Tarif PPh memang variabel yang memengaruhi gairah investasi di Indonesia. Namun, sesungguhnya yang lebih didambakan (signifikan) para investor atau pengusaha itu terkait dengan kebijakan perpajakan adalah adanya good governance yang di dalamnya ada rule of law atau kepastian hukum, transparansi, dan akuntabilitas di semua sektor pelayanan publik.
Kebijakan yang menghilangkan subsidi dari pemakaian mobil pribadi yang cenderung dipilih, selain tidak adil berdasarkan asas kekeluargaan dan kegotongroyongan nasional, juga akan menambah beban tambahan pada rakyat berupa anggaran pembangunan infrastruktur dan anggaran untuk administrasi pengawasan kebijakan di lapangan. Pengaturan BBM bersubsidi tidak akan dijalankan tanpa resistensi mengingat beratnya beban yang harus ditanggung kelompok masyarakat berpenghasilan menengah.
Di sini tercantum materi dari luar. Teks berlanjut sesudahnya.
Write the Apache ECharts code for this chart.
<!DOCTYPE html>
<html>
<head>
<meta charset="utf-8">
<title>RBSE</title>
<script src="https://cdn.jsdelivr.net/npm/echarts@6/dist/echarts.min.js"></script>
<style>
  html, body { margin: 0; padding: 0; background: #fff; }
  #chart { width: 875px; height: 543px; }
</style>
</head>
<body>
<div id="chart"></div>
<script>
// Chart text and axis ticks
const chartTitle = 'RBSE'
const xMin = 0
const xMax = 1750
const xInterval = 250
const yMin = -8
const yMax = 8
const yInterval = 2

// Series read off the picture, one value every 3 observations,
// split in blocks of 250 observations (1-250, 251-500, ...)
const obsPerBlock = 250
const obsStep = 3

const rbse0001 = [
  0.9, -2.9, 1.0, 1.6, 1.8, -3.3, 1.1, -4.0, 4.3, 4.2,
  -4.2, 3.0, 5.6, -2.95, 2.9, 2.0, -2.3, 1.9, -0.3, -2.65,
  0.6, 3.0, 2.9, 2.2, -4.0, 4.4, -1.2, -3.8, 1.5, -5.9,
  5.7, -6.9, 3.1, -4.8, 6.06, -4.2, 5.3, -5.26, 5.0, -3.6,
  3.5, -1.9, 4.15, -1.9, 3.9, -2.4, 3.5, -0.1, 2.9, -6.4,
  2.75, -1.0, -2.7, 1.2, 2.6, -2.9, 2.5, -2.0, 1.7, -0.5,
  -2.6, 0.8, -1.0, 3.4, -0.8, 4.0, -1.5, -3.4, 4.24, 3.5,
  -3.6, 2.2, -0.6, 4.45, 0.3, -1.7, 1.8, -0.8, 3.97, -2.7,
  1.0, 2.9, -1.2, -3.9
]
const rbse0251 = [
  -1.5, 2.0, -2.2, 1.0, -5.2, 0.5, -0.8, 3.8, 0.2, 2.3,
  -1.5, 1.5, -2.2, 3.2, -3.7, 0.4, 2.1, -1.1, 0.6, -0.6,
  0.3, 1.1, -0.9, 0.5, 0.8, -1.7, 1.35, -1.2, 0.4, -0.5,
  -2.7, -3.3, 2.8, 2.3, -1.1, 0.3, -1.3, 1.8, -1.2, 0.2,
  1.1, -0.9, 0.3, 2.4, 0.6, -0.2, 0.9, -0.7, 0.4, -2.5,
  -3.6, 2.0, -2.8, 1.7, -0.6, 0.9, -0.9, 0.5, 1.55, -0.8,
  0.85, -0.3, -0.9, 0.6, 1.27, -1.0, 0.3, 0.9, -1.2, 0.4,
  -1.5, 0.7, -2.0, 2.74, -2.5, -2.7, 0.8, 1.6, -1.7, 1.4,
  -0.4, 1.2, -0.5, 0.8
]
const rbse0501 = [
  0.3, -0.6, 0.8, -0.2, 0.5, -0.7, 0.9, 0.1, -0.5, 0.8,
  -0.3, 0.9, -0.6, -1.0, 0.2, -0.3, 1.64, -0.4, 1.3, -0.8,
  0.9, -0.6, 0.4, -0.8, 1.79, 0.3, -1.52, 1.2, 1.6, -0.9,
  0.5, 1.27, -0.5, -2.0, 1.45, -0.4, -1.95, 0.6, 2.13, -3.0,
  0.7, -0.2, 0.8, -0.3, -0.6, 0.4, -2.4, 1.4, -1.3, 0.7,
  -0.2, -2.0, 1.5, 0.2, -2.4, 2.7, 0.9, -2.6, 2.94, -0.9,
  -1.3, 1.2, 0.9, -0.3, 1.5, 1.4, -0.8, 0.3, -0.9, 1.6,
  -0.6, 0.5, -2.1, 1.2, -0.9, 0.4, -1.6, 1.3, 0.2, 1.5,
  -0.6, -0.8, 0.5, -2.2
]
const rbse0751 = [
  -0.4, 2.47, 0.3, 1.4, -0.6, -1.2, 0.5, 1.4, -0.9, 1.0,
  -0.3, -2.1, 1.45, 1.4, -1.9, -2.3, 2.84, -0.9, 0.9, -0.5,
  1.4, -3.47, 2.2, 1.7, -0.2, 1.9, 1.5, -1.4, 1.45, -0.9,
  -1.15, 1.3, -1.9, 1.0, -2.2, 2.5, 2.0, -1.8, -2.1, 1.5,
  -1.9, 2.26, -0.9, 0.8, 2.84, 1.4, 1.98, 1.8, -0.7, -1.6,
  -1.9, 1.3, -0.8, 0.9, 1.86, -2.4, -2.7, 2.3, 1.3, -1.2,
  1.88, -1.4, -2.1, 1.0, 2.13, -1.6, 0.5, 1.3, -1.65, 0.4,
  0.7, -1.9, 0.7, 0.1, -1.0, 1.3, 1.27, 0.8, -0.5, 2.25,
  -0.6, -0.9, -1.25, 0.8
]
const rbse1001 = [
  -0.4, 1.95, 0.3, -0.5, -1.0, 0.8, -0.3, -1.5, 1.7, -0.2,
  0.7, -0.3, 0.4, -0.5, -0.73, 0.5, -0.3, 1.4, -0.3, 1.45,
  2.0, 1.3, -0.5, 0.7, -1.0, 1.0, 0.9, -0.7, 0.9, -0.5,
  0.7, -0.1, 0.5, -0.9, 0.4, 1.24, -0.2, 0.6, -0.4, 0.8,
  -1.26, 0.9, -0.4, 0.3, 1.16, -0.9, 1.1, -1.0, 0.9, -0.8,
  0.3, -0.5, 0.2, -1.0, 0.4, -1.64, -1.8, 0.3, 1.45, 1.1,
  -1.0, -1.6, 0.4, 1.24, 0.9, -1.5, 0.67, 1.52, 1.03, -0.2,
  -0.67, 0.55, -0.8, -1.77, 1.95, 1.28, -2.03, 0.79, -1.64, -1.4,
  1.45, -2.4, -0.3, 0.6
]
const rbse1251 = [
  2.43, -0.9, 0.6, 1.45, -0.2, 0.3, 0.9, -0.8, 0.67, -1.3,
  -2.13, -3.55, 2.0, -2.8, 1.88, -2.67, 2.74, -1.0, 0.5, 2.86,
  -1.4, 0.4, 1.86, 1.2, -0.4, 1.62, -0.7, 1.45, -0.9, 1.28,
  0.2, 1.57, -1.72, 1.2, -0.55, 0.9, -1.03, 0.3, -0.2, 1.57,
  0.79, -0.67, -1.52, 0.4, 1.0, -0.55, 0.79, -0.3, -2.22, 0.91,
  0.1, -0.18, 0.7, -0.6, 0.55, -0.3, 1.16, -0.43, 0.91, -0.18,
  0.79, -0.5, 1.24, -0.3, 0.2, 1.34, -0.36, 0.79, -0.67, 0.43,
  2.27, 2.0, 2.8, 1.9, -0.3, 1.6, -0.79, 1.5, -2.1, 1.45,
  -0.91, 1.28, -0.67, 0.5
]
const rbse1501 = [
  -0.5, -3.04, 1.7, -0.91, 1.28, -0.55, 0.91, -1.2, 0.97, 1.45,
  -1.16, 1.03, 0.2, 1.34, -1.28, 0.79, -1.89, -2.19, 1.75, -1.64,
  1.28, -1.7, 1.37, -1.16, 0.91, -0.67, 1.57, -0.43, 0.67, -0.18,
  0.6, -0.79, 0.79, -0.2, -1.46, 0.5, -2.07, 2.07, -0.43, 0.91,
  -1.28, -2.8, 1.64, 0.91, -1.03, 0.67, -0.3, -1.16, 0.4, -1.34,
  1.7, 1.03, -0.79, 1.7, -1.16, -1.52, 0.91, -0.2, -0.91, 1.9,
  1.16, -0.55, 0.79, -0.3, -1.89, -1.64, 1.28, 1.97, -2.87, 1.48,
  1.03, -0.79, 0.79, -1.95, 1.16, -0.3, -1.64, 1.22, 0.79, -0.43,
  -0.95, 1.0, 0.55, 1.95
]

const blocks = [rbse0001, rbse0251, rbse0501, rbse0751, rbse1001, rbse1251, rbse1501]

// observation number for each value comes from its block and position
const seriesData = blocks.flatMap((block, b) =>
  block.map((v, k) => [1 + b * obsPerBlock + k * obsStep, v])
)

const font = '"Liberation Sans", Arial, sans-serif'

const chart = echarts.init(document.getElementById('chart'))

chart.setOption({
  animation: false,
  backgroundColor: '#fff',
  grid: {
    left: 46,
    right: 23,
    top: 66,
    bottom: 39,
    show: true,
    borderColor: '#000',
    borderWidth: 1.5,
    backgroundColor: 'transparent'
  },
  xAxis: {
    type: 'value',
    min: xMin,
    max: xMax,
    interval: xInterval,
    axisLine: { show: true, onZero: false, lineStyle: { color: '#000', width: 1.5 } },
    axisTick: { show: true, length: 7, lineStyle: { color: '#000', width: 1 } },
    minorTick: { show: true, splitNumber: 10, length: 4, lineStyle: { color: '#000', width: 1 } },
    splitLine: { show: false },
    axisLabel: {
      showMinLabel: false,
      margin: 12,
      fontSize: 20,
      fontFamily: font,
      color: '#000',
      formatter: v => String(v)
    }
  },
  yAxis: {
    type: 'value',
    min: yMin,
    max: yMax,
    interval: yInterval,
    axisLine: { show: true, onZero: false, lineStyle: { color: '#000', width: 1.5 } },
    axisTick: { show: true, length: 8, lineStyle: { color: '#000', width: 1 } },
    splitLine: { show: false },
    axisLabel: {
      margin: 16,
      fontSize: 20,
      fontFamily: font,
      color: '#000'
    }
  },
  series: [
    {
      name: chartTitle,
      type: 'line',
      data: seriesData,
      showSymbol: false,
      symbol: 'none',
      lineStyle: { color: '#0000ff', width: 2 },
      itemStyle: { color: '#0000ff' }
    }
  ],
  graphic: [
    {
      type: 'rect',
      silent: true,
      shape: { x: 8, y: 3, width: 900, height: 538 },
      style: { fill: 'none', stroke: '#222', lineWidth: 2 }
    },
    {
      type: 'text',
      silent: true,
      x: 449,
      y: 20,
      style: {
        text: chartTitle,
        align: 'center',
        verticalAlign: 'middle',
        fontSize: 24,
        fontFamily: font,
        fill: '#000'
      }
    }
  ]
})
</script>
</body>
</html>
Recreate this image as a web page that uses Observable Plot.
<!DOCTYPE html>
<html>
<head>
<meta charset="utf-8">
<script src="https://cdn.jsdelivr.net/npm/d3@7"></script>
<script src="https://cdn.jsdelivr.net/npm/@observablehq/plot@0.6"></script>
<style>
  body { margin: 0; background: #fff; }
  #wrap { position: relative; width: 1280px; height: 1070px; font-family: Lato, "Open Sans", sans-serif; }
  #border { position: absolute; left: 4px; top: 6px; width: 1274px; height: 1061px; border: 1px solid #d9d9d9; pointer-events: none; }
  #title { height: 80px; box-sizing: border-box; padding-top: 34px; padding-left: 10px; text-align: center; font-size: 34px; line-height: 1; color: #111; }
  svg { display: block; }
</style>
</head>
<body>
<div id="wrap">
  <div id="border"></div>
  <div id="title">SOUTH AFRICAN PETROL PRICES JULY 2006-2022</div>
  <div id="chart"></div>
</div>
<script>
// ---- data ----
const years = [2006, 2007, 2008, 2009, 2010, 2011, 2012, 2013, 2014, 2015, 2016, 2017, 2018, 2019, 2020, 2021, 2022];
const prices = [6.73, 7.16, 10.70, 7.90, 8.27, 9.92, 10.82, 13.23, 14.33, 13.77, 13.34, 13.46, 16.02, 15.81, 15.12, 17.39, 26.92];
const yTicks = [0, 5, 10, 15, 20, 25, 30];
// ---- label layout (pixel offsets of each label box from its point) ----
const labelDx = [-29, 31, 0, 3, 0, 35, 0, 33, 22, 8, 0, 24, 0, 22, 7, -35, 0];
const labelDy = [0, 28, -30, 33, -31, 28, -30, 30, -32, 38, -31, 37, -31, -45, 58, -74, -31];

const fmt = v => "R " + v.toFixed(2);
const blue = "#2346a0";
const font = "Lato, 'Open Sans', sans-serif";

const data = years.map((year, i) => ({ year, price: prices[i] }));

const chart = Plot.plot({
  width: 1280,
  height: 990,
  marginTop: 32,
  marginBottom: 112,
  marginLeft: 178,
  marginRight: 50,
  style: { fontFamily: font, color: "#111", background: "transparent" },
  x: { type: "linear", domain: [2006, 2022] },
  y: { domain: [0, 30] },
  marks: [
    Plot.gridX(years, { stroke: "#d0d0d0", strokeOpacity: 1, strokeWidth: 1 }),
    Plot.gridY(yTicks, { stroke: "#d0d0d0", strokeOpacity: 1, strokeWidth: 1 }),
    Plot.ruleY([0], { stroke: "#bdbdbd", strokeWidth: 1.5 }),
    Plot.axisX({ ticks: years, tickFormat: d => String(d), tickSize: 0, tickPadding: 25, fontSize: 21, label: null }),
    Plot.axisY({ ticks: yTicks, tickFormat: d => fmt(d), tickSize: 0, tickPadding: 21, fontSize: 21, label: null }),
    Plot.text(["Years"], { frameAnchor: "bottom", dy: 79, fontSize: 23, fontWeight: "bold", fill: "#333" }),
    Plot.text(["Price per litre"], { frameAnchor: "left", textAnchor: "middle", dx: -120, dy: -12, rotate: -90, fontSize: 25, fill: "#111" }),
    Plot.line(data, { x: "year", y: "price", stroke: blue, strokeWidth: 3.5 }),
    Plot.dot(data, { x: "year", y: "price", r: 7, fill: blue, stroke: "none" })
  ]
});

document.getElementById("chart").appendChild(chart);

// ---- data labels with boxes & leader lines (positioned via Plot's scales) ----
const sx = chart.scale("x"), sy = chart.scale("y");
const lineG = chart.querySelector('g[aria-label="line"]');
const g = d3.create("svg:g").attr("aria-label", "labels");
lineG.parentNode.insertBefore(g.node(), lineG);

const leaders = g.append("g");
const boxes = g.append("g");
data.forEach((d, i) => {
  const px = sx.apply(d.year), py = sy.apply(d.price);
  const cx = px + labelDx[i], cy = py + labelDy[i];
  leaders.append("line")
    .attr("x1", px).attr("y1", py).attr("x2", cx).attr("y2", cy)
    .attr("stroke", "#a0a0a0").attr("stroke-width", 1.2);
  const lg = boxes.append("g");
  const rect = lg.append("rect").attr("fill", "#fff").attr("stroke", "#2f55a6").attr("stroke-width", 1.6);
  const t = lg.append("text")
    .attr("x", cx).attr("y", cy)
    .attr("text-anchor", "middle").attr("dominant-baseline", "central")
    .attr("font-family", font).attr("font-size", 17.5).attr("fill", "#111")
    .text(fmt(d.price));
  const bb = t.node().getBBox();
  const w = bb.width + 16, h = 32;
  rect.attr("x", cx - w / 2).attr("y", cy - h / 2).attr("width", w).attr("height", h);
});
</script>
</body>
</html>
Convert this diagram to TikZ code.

Sebaiknya kita harus berani melakukan diferensiasi kebijakan dalam menghadapi fenomena melambungnya harga BBM karena menyangkut hajat hidup dan kesejahteraan orang banyak. Jangan semuanya harus serupa dengan cara negara maju menjaga kesejahteraan rakyat mereka yang cenderung dipercayakan kepada mekanisme pasar. Memperkuat pasar akan baik pada waktunya nanti. Namun, pada saat kesenjangan sosial karena gap pendapatan dan pendidikan masih tinggi, pilihan yang paling tepat adalah tetap memberi peran lebih besar kepada negara untuk mewujudkan keadilan sosial bagi seluruh rakyat berdasarkan asas kekeluargaan dan kegotongroyongan.